There is also a strategic advantage in owning assets aligned with public and economic priorities. Clean power, transmission, housing-enabling systems, digital connectivity, and critical-minerals support infrastructure are all areas where policy and capital are likely to remain active. When investors align with durable structural demand rather than temporary enthusiasm, they improve the odds of staying on the right side of long-term capital flows.
The best infrastructure investments do not promise excitement. They promise relevance, durability, and the ability to convert essential economic function into long-term cash flow.
Final Thoughts
Infrastructure-led investments deserve serious attention from anyone thinking about wealth building in a more strategic way.
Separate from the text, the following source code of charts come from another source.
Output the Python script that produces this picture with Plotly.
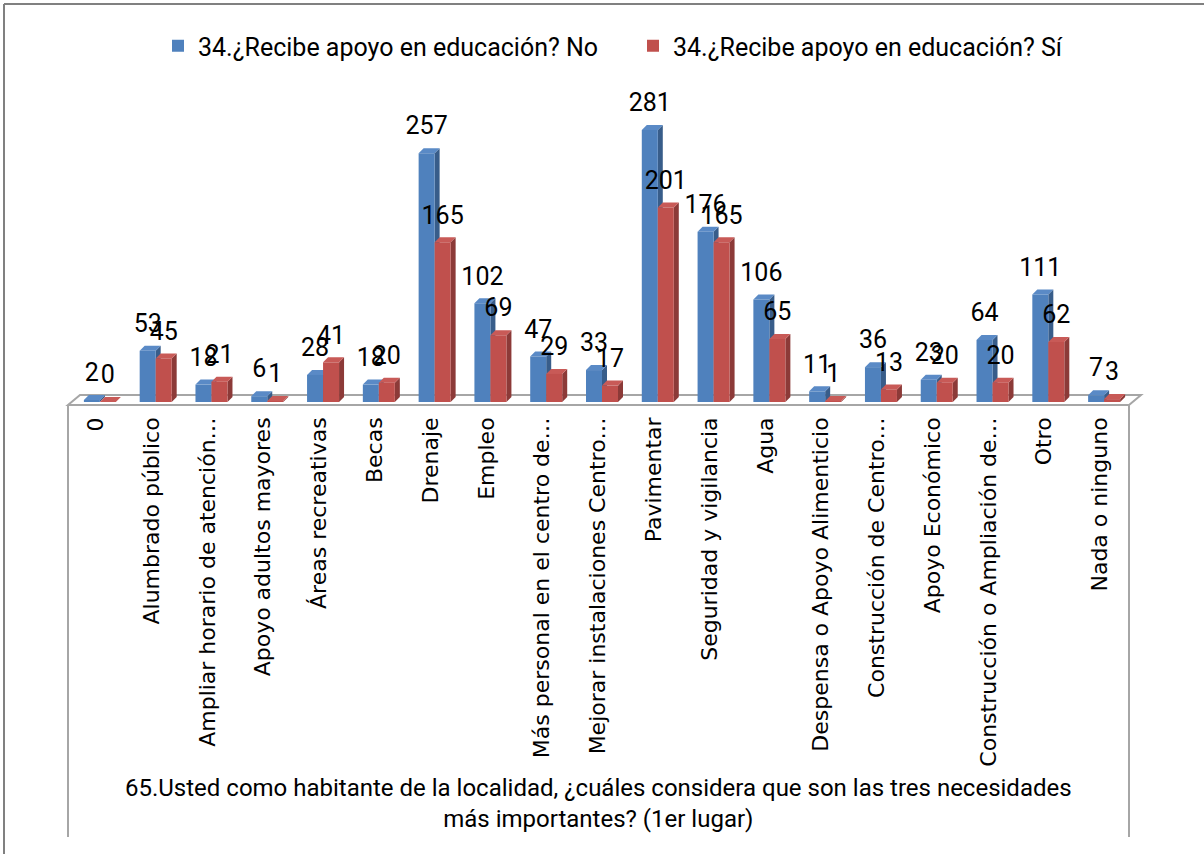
import plotly.graph_objects as go

# Needs named in first place, split by whether the household receives education support
categories = [
    "0",
    "Alumbrado público",
    "Ampliar horario de atención…",
    "Apoyo adultos mayores",
    "Áreas recreativas",
    "Becas",
    "Drenaje",
    "Empleo",
    "Más personal en el centro de…",
    "Mejorar instalaciones Centro…",
    "Pavimentar",
    "Seguridad y vigilancia",
    "Agua",
    "Despensa o Apoyo Alimenticio",
    "Construcción de Centro…",
    "Apoyo Económico",
    "Construcción o Ampliación de…",
    "Otro",
    "Nada o ninguno",
]
no_values = [2, 53, 18, 6, 28, 18, 257, 102, 47, 33, 281, 176, 106, 11, 36, 23, 64, 111, 7]
si_values = [0, 45, 21, 1, 41, 20, 165, 69, 29, 17, 201, 165, 65, 1, 13, 20, 20, 62, 3]

series_names = ["34.¿Recibe apoyo en educación? No", "34.¿Recibe apoyo en educación? Sí"]
axis_title = ("65.Usted como habitante de la localidad, ¿cuáles considera que son las tres necesidades"
              "<br>más importantes? (1er lugar)")

# Colours: front, side, top faces
BLUE = ("#4F81BD", "#385D8A", "#5A8AC6")
RED = ("#C0504D", "#8C3A38", "#C85A57")
GREY = "#A6A6A6"

# Page geometry (pixels)
W, H = 1204, 854
L, R, T, B = 68, 1128, 100, 412      # plot area
BASE = 402                           # pixel row of value 0
K = 0.968                            # pixels per unit
y_lo = -(B - BASE) / K
y_hi = (BASE - T) / K
n = len(categories)
cat_px = (R - L) / n
bar_w = 16 / cat_px                  # bar width in category units
shift = 4 / cat_px                   # columns sit slightly right of the tick
dx = 5 / cat_px                      # depth offset, x
dy = 5 / K                           # depth offset, y
label_gap = 25 / K


def px_x(px):
    return (px - L) / (R - L)


def px_y(py):
    return (B - py) / (B - T)


idx = list(range(n))
fig = go.Figure()

shapes = []
# Outer frame (left and top edges)
shapes.append(dict(type="line", xref="paper", yref="paper", x0=px_x(4), x1=px_x(4),
                   y0=px_y(4), y1=px_y(860), line=dict(color="#808080", width=2), layer="below"))
shapes.append(dict(type="line", xref="paper", yref="paper", x0=px_x(4), x1=px_x(1210),
                   y0=px_y(4), y1=px_y(4), line=dict(color="#808080", width=2), layer="below"))
# Floor of the 3D plot area
floor = "M {},{} L {},{} L {},{} L {},{} Z".format(
    px_x(68), px_y(405), px_x(1129), px_y(405), px_x(1141), px_y(395), px_x(80), px_y(395))
shapes.append(dict(type="path", xref="paper", yref="paper", path=floor,
                   line=dict(color=GREY, width=2), fillcolor="white", layer="below"))
# Category axis box sides
for xp in (68, 1129):
    shapes.append(dict(type="line", xref="paper", yref="paper", x0=px_x(xp), x1=px_x(xp),
                       y0=px_y(405), y1=px_y(837), line=dict(color=GREY, width=2), layer="below"))

offsets = (shift - bar_w, shift)     # left edge of each series' column, relative to the tick

# Side and top faces of each column, derived from the values
for vals, cols, off in ((no_values, BLUE, offsets[0]), (si_values, RED, offsets[1])):
    for i, v in zip(idx, vals):
        x0 = i + off
        x1 = x0 + bar_w
        side = f"M {x1},0 L {x1 + dx},{dy} L {x1 + dx},{v + dy} L {x1},{v} Z"
        top = f"M {x0},{v} L {x0 + dx},{v + dy} L {x1 + dx},{v + dy} L {x1},{v} Z"
        shapes.append(dict(type="path", xref="x", yref="y", path=side,
                           fillcolor=cols[1], line=dict(width=0), layer="below"))
        shapes.append(dict(type="path", xref="x", yref="y", path=top,
                           fillcolor=cols[2], line=dict(width=0), layer="below"))

for name, vals, cols, off in ((series_names[0], no_values, BLUE, offsets[0]),
                              (series_names[1], si_values, RED, offsets[1])):
    fig.add_trace(go.Bar(x=idx, y=vals, name=name, width=bar_w, offset=off,
                         marker=dict(color=cols[0], line=dict(width=0))))

for vals, off in ((no_values, offsets[0]), (si_values, offsets[1])):
    fig.add_trace(go.Scatter(
        x=[i + off + bar_w / 2 for i in idx], y=[v + label_gap for v in vals],
        text=[str(v) for v in vals], mode="text", textposition="middle center",
        textfont=dict(family="Roboto, Open Sans, sans-serif", size=25, color="black"),
        showlegend=False, cliponaxis=False, hoverinfo="skip"))

fig.update_layout(
    width=W, height=H,
    margin=dict(l=L, r=W - R, t=T, b=H - B, pad=0),
    paper_bgcolor="white", plot_bgcolor="rgba(0,0,0,0)",
    barmode="overlay",
    shapes=shapes,
    showlegend=True,
    legend=dict(orientation="h", x=px_x(158), y=px_y(46), xanchor="left", yanchor="middle",
                font=dict(family="Roboto, sans-serif", size=25, color="black"),
                entrywidth=430, entrywidthmode="pixels", bgcolor="rgba(0,0,0,0)"),
    xaxis=dict(range=[-0.5, n - 0.5], tickmode="array", tickvals=idx, ticktext=categories,
               tickangle=-90, showgrid=False, zeroline=False, showline=False, ticks="",
               tickfont=dict(family="DejaVu Sans, sans-serif", size=22, color="black"),
               fixedrange=True),
    yaxis=dict(range=[y_lo, y_hi], visible=False, fixedrange=True),
    annotations=[dict(text=axis_title, xref="paper", yref="paper", x=0.5, y=px_y(803),
                      xanchor="center", yanchor="middle", showarrow=False, align="center",
                      font=dict(family="Roboto, sans-serif", size=24, color="black"))],
)

fig.write_html("out.html")
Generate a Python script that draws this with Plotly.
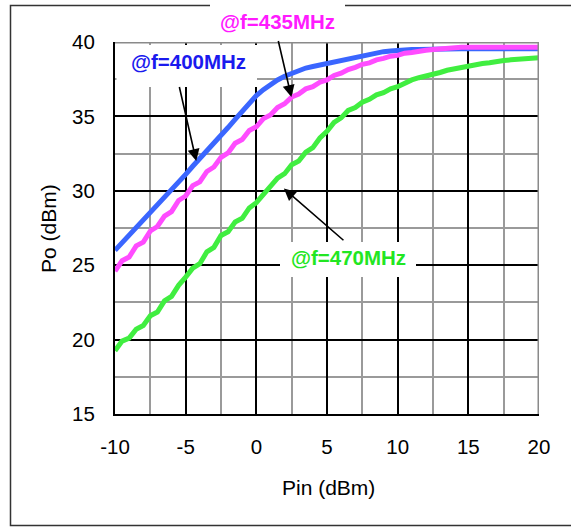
import plotly.graph_objects as go

# Input drive level (dBm), 0.5 dB steps
pin = [x * 0.5 for x in range(-20, 41)]

# Output power (dBm) at each frequency
po_400 = [26.0, 26.5, 27.05, 27.5, 28.0, 28.55, 29.05, 29.55, 30.05, 30.6,
          31.1, 31.65, 32.15, 32.65, 33.2, 33.7, 34.25, 34.8, 35.35, 35.9,
          36.4, 36.8, 37.15, 37.45, 37.7, 37.9, 38.1, 38.25, 38.35, 38.45,
          38.55, 38.65, 38.8, 38.9, 39.0, 39.1, 39.2, 39.3, 39.35, 39.4,
          39.45, 39.5, 39.5, 39.5, 39.52, 39.52, 39.55, 39.55, 39.55, 39.55,
          39.55, 39.55, 39.55, 39.55, 39.55, 39.55, 39.55, 39.55, 39.55, 39.55,
          39.55]
po_435 = [24.6, 25.3, 25.55, 26.3, 26.55, 27.3, 27.6, 28.3, 28.6, 29.35,
          29.65, 30.35, 30.6, 31.3, 31.6, 32.25, 32.55, 33.2, 33.45, 34.05,
          34.3, 34.85, 35.1, 35.6, 35.85, 36.3, 36.5, 36.85, 37.0, 37.3,
          37.45, 37.75, 37.9, 38.15, 38.3, 38.5, 38.6, 38.8, 38.9, 39.05,
          39.1, 39.25, 39.3, 39.4, 39.45, 39.5, 39.55, 39.6, 39.6, 39.65,
          39.65, 39.65, 39.65, 39.65, 39.65, 39.65, 39.65, 39.65, 39.65, 39.65,
          39.65]
po_470 = [19.25, 19.9, 20.1, 20.7, 20.95, 21.6, 21.85, 22.6, 22.9, 23.65,
          24.2, 24.8, 25.1, 25.9, 26.2, 27.0, 27.25, 27.9, 28.15, 28.85,
          29.2, 29.75, 30.2, 30.85, 31.15, 31.75, 32.0, 32.6, 32.9, 33.55,
          34.0, 34.6, 34.9, 35.4, 35.6, 35.95, 36.15, 36.45, 36.6, 36.85,
          37.0, 37.25, 37.45, 37.6, 37.7, 37.8, 37.95, 38.1, 38.2, 38.3,
          38.35, 38.45, 38.55, 38.6, 38.7, 38.75, 38.8, 38.85, 38.9, 38.95,
          38.95]

x_ticks = [-10, -5, 0, 5, 10, 15, 20]
x_ticktext = ["-10", "-5", "0", "5", "10", "15", "20"]
y_ticks = [15, 20, 25, 30, 35, 40]
labels = ["@f=400MHz", "@f=435MHz", "@f=470MHz"]

W, H = 571, 527
ML, MR, MT, MB = 115, 32, 42, 113
PW, PH = W - ML - MR, H - MT - MB
FONT = "Liberation Sans, Arial, sans-serif"


def px_x(p):
    return (p - ML) / PW


def px_y(p):
    return (H - MB - p) / PH


fig = go.Figure()
fig.add_trace(go.Scatter(x=pin, y=po_470, mode="lines",
                         line=dict(color="#40ee40", width=5), name=labels[2]))
fig.add_trace(go.Scatter(x=pin, y=po_400, mode="lines",
                         line=dict(color="#3a66ff", width=5), name=labels[0]))
fig.add_trace(go.Scatter(x=pin, y=po_435, mode="lines",
                         line=dict(color="#ff4cff", width=5), name=labels[1]))

shapes = [
    # grey top and right edges of the plot area
    dict(type="line", xref="x", yref="y", x0=-10, x1=20, y0=40, y1=40,
         line=dict(color="#8a8a8a", width=3), layer="above"),
    dict(type="line", xref="x", yref="y", x0=20, x1=20, y0=15, y1=40,
         line=dict(color="#8a8a8a", width=3), layer="above"),
    # outer frame
    dict(type="rect", xref="paper", yref="paper",
         x0=px_x(10.5), x1=px_x(580), y0=px_y(525.5), y1=px_y(5.5),
         line=dict(color="#333333", width=1.5), layer="above"),
    # white label boxes
    dict(type="rect", xref="paper", yref="paper",
         x0=px_x(116.5), x1=px_x(257), y0=px_y(87), y1=px_y(45),
         fillcolor="white", line=dict(width=0), layer="above"),
    dict(type="rect", xref="paper", yref="paper",
         x0=px_x(210), x1=px_x(345), y0=px_y(39), y1=px_y(0),
         fillcolor="white", line=dict(width=0), layer="above"),
    dict(type="rect", xref="paper", yref="paper",
         x0=px_x(280), x1=px_x(416), y0=px_y(277), y1=px_y(242),
         fillcolor="white", line=dict(width=0), layer="above"),
]

annotations = []
label_specs = [
    (labels[0], 188, 62, "#1a1aee"),
    (labels[1], 277, 21, "#ff1aff"),
    (labels[2], 348, 257, "#22e622"),
]
for text, cx, cy, col in label_specs:
    annotations.append(dict(
        text=f"<b>{text}</b>", xref="paper", yref="paper",
        x=px_x(cx), y=px_y(cy), xanchor="center", yanchor="middle",
        showarrow=False, font=dict(family=FONT, size=20.5, color=col)))

# pointer arrows: (tail x, tail y, tip x, tip y) in data units
arrows = [(-5.47, 37.08, -4.25, 32.0),
          (1.53, 40.17, 2.48, 36.3),
          (6.27, 26.59, 1.95, 30.15)]
for ax_, ay_, x_, y_ in arrows:
    annotations.append(dict(
        text="", x=x_, y=y_, ax=ax_, ay=ay_, xref="x", yref="y",
        axref="x", ayref="y", showarrow=True, arrowhead=2, arrowsize=1.5,
        arrowwidth=1.6, arrowcolor="black", standoff=0, startstandoff=0))

annotations.append(dict(
    text="Pin (dBm)", xref="paper", yref="paper", x=px_x(328), y=px_y(487),
    xanchor="center", yanchor="middle", showarrow=False,
    font=dict(family=FONT, size=21, color="black")))
annotations.append(dict(
    text="Po (dBm)", xref="paper", yref="paper", x=px_x(48), y=px_y(229),
    xanchor="center", yanchor="middle", showarrow=False, textangle=-90,
    font=dict(family=FONT, size=21, color="black")))

axis_common = dict(
    showgrid=True, gridcolor="black", gridwidth=2,
    showline=True, linecolor="black", linewidth=2,
    ticks="", zeroline=False,
    tickfont=dict(family=FONT, size=20.5, color="black"),
    minor=dict(dtick=2.5, showgrid=True, gridcolor="#9a9a9a", gridwidth=2),
)

fig.update_layout(
    width=W, height=H,
    margin=dict(l=ML, r=MR, t=MT, b=MB),
    paper_bgcolor="white", plot_bgcolor="white",
    showlegend=False,
    xaxis=dict(range=[-10, 20], tickvals=x_ticks, ticktext=x_ticktext,
               ticklabelstandoff=13, **axis_common),
    yaxis=dict(range=[15, 40], tickvals=y_ticks, ticklabelstandoff=14,
               **axis_common),
    shapes=shapes,
    annotations=annotations,
)

fig.write_html("out.html")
They offer a route into essential assets that can diversify a portfolio, extend duration, and introduce cash-flow characteristics often absent from traditional equity-heavy allocations. In the current market environment, where public policy is actively shaping capital deployment across energy, housing, logistics, and digital systems, infrastructure is not a niche topic. It is a central theme in how economies are being rebuilt and expanded.
Still, the opportunity is only attractive when paired with discipline. Investors need to understand what type of infrastructure they are buying, how the asset generates revenue, where the project sits on the risk spectrum, and how financing conditions affect return potential. Core infrastructure, value-add strategies, listed vehicles, and project debt all have different roles. There is no single infrastructure allocation that fits every investor.
The most effective approach is informed selectivity. Focus on assets and managers with transparent structures, realistic assumptions, and alignment to durable demand. Treat policy support as a tailwind, not a guarantee. Respect liquidity, leverage, and construction risk. And recognize that some of the strongest wealth-building opportunities are found not in what captures the fastest headlines, but in what quietly underpins the economy for decades.
For investors willing to think beyond conventional categories, infrastructure-led investing offers exactly that kind of opportunity. It is a path to wealth building grounded not in speculation, but in the systems that make growth possible.
Quick Reference: What Investors Should Evaluate Before Allocating
- Asset type: Determine whether the investment is in energy, transportation, utilities, digital infrastructure, housing-enabling systems, or another subsector.
- Stage of development: Separate operating assets from construction-stage or greenfield development projects.
- Revenue model: Identify whether cash flow is regulated, contracted, concession-based, or dependent on demand growth.
- Capital structure: Review leverage, debt maturity, refinancing needs, and interest-rate sensitivity.
- Liquidity profile: Understand whether the investment is listed and liquid or private and long duration.
- Manager quality: Assess track record, sector expertise, underwriting discipline, and alignment of fees.
- Policy exposure: Examine regulatory frameworks, subsidy assumptions, community alignment, and approval pathways.
- Portfolio role: Decide whether the allocation is meant to add income, diversification, inflation sensitivity, or growth.
Used well, infrastructure can become more than a thematic allocation. It can serve as a stabilizing foundation within a broader wealth-building plan, especially for investors who value long-term relevance over short-term noise.